What does SSDC mean for your business?
Essentially the software-defined data centre is where all three main elements are virtualised: servers (probably the most common and well-established aspect), networking and storage. This means there is very little connecting the hardware and the software, resulting in a much more flexible and agile environment, where resource utilisation is much higher than in traditional data centres.
The benefits of a software-defined data centre include higher efficiency, lower costs, the ability to provision applications in minutes, massively improved scalability and instant delivery of workloads anywhere and at any time. What ties it all together is automation. Removing as much human intervention as possible speeds things up and is the best way to get the infrastructure to be as flexible, fast and efficient as today’s modern enterprise needs.
One of the key aspects to getting SDDC right is ensuring the L4-7 application delivery fabric is up to the job.
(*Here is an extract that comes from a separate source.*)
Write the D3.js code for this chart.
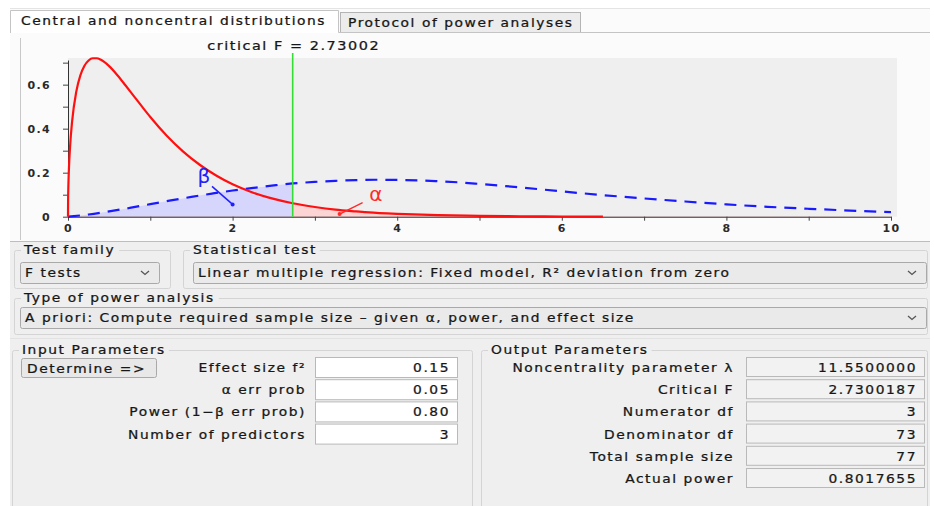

That means making sure application are delivered reliably, quickly and securely.
SDDC is still very much in the early stages of adoption, and those businesses that have embraced it have so far been concentrated primarily in the telecoms space as well as webscale companies such as Google and Facebook. It’s also the perfect infrastructure solution for public, private and hybrid cloud environments.
A giant step towards IT-as-a-Service
A Gartner report, mentioned in this TechTarget piece states that SDDC will change significantly over the next five years while Forrester has called it an, “an evolving architectural and operational philosophy.”
That Gartner report goes on to suggest that implementation will be on a piece-by-piece basis, with components being added as and when need - that way will be cheaper than ripping and replacing everything needed for a full SDDC implementation.
Ultimately, what SDDC means for your business is a giant step towards IT-as-a-Service. That means giving workers the products, apps, services and systems they need when they need them. With a traditional IT infrastructure that could be weeks or months, depending on the request. A software-defined data centre reduces that time to minutes, hours or days.